__AVAILABLE DATA__:
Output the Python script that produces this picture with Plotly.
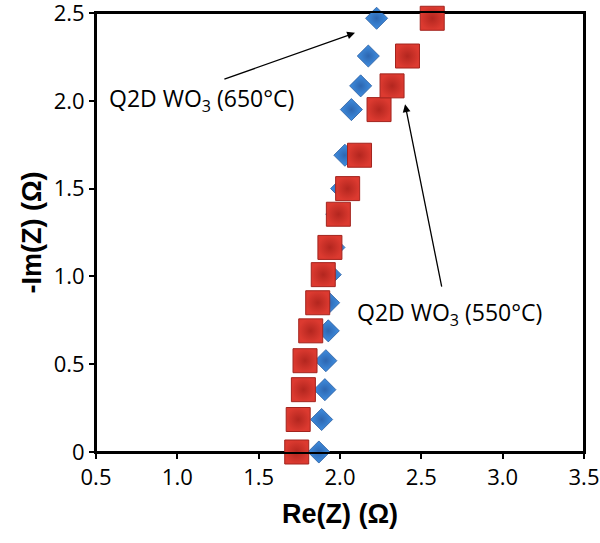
import plotly.graph_objects as go

# Data
im_z = [0.0, 0.185, 0.355, 0.52, 0.69, 0.85, 1.01, 1.165, 1.354, 1.50, 1.69, 1.95, 2.085, 2.255, 2.47]
re_z_550 = [1.734, 1.743, 1.775, 1.785, 1.82, 1.863, 1.897, 1.938, 1.99, 2.047, 2.12, 2.24, 2.32, 2.415, 2.567]
re_z_650 = [1.87, 1.887, 1.907, 1.913, 1.928, 1.93, 1.94, 1.963, 1.98, 2.01, 2.03, 2.07, 2.127, 2.174, 2.225]

x_ticks = [0.5, 1.0, 1.5, 2.0, 2.5, 3.0, 3.5]
x_ticktext = ["0.5", "1.0", "1.5", "2.0", "2.5", "3.0", "3.5"]
y_ticks = [0, 0.5, 1.0, 1.5, 2.0, 2.5]
y_ticktext = ["0", "0.5", "1.0", "1.5", "2.0", "2.5"]

FONT = "Open Sans"
TITLE_FONT = "Liberation Sans"

fig = go.Figure()
fig.add_trace(go.Scatter(
    x=re_z_650, y=im_z, mode="markers", name="Q2D WO3 (650°C)",
    marker=dict(symbol="diamond", size=17, color="#3f8ee0",
                gradient=dict(type="radial", color="#2d66b0"),
                line=dict(color="#2a5c9e", width=0.8)),
    cliponaxis=False,
))
fig.add_trace(go.Scatter(
    x=re_z_550, y=im_z, mode="markers", name="Q2D WO3 (550°C)",
    marker=dict(symbol="square", size=24, color="#dc3a30",
                gradient=dict(type="radial", color="#b3261f"),
                line=dict(color="#a3241e", width=1)),
    cliponaxis=False,
))

axis_common = dict(showline=True, linecolor="black", linewidth=2, mirror=True,
                   showgrid=False, zeroline=False, ticks="outside", ticklen=5,
                   tickcolor="black", tickwidth=1.5, ticklabeloverflow="allow",
                   automargin=False,
                   tickfont=dict(family=FONT, size=22, color="black"))

fig.update_xaxes(range=[0.5, 3.5], tickvals=x_ticks, ticktext=x_ticktext,
                 title=dict(text="<b>Re(Z) (Ω)</b>", font=dict(family=TITLE_FONT, size=27, color="black"), standoff=14),
                 **axis_common)
fig.update_yaxes(range=[0, 2.5], tickvals=y_ticks, ticktext=y_ticktext,
                 title=dict(text="<b>-Im(Z) (Ω)</b>", font=dict(family=TITLE_FONT, size=27, color="black"), standoff=4),
                 **axis_common)

# Plot frame
fig.add_shape(type="rect", xref="paper", yref="paper", x0=0, y0=0, x1=1, y1=1,
              line=dict(color="black", width=2), layer="below")

# Arrows
fig.add_annotation(x=2.092, y=2.387, ax=1.28, ay=2.12, axref="x", ayref="y",
                   xref="x", yref="y", text="", showarrow=True,
                   arrowhead=2, arrowsize=1.2, arrowwidth=1.3, arrowcolor="black")
fig.add_annotation(x=2.40, y=1.98, ax=2.627, ay=0.933, axref="x", ayref="y",
                   xref="x", yref="y", text="", showarrow=True,
                   arrowhead=2, arrowsize=1.2, arrowwidth=1.3, arrowcolor="black")
# Labels
fig.add_annotation(x=0.568, y=2.008, xref="x", yref="y", xanchor="left", yanchor="middle",
                   text="Q2D WO<sub>3</sub> (650°C)", showarrow=False,
                   font=dict(family=FONT, size=23, color="black"))
fig.add_annotation(x=2.09, y=0.79, xref="x", yref="y", xanchor="left", yanchor="middle",
                   text="Q2D WO<sub>3</sub> (550°C)", showarrow=False,
                   font=dict(family=FONT, size=23, color="black"))

fig.update_layout(width=600, height=543, margin=dict(l=96, r=16, t=13, b=91),
                  paper_bgcolor="white", plot_bgcolor="white", showlegend=False)

fig.write_html("out.html", config={"displayModeBar": False},
               post_script="document.body.style.margin='0';document.body.style.overflow='hidden';")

__TASK GOAL__: Reproduce every line precisely as given, omitting all pictures.

__RESULT FOR THIS TASK__:
Output the Python script that produces this picture with Plotly.
import plotly.graph_objects as go

# Data
im_z = [0.0, 0.185, 0.355, 0.52, 0.69, 0.85, 1.01, 1.165, 1.354, 1.50, 1.69, 1.95, 2.085, 2.255, 2.47]
re_z_550 = [1.734, 1.743, 1.775, 1.785, 1.82, 1.863, 1.897, 1.938, 1.99, 2.047, 2.12, 2.24, 2.32, 2.415, 2.567]
re_z_650 = [1.87, 1.887, 1.907, 1.913, 1.928, 1.93, 1.94, 1.963, 1.98, 2.01, 2.03, 2.07, 2.127, 2.174, 2.225]

x_ticks = [0.5, 1.0, 1.5, 2.0, 2.5, 3.0, 3.5]
x_ticktext = ["0.5", "1.0", "1.5", "2.0", "2.5", "3.0", "3.5"]
y_ticks = [0, 0.5, 1.0, 1.5, 2.0, 2.5]
y_ticktext = ["0", "0.5", "1.0", "1.5", "2.0", "2.5"]

FONT = "Open Sans"
TITLE_FONT = "Liberation Sans"

fig = go.Figure()
fig.add_trace(go.Scatter(
    x=re_z_650, y=im_z, mode="markers", name="Q2D WO3 (650°C)",
    marker=dict(symbol="diamond", size=17, color="#3f8ee0",
                gradient=dict(type="radial", color="#2d66b0"),
                line=dict(color="#2a5c9e", width=0.8)),
    cliponaxis=False,
))
fig.add_trace(go.Scatter(
    x=re_z_550, y=im_z, mode="markers", name="Q2D WO3 (550°C)",
    marker=dict(symbol="square", size=24, color="#dc3a30",
                gradient=dict(type="radial", color="#b3261f"),
                line=dict(color="#a3241e", width=1)),
    cliponaxis=False,
))

axis_common = dict(showline=True, linecolor="black", linewidth=2, mirror=True,
                   showgrid=False, zeroline=False, ticks="outside", ticklen=5,
                   tickcolor="black", tickwidth=1.5, ticklabeloverflow="allow",
                   automargin=False,
                   tickfont=dict(family=FONT, size=22, color="black"))

fig.update_xaxes(range=[0.5, 3.5], tickvals=x_ticks, ticktext=x_ticktext,
                 title=dict(text="<b>Re(Z) (Ω)</b>", font=dict(family=TITLE_FONT, size=27, color="black"), standoff=14),
                 **axis_common)
fig.update_yaxes(range=[0, 2.5], tickvals=y_ticks, ticktext=y_ticktext,
                 title=dict(text="<b>-Im(Z) (Ω)</b>", font=dict(family=TITLE_FONT, size=27, color="black"), standoff=4),
                 **axis_common)

# Plot frame
fig.add_shape(type="rect", xref="paper", yref="paper", x0=0, y0=0, x1=1, y1=1,
              line=dict(color="black", width=2), layer="below")

# Arrows
fig.add_annotation(x=2.092, y=2.387, ax=1.28, ay=2.12, axref="x", ayref="y",
                   xref="x", yref="y", text="", showarrow=True,
                   arrowhead=2, arrowsize=1.2, arrowwidth=1.3, arrowcolor="black")
fig.add_annotation(x=2.40, y=1.98, ax=2.627, ay=0.933, axref="x", ayref="y",
                   xref="x", yref="y", text="", showarrow=True,
                   arrowhead=2, arrowsize=1.2, arrowwidth=1.3, arrowcolor="black")
# Labels
fig.add_annotation(x=0.568, y=2.008, xref="x", yref="y", xanchor="left", yanchor="middle",
                   text="Q2D WO<sub>3</sub> (650°C)", showarrow=False,
                   font=dict(family=FONT, size=23, color="black"))
fig.add_annotation(x=2.09, y=0.79, xref="x", yref="y", xanchor="left", yanchor="middle",
                   text="Q2D WO<sub>3</sub> (550°C)", showarrow=False,
                   font=dict(family=FONT, size=23, color="black"))

fig.update_layout(width=600, height=543, margin=dict(l=96, r=16, t=13, b=91),
                  paper_bgcolor="white", plot_bgcolor="white", showlegend=False)

fig.write_html("out.html", config={"displayModeBar": False},
               post_script="document.body.style.margin='0';document.body.style.overflow='hidden';")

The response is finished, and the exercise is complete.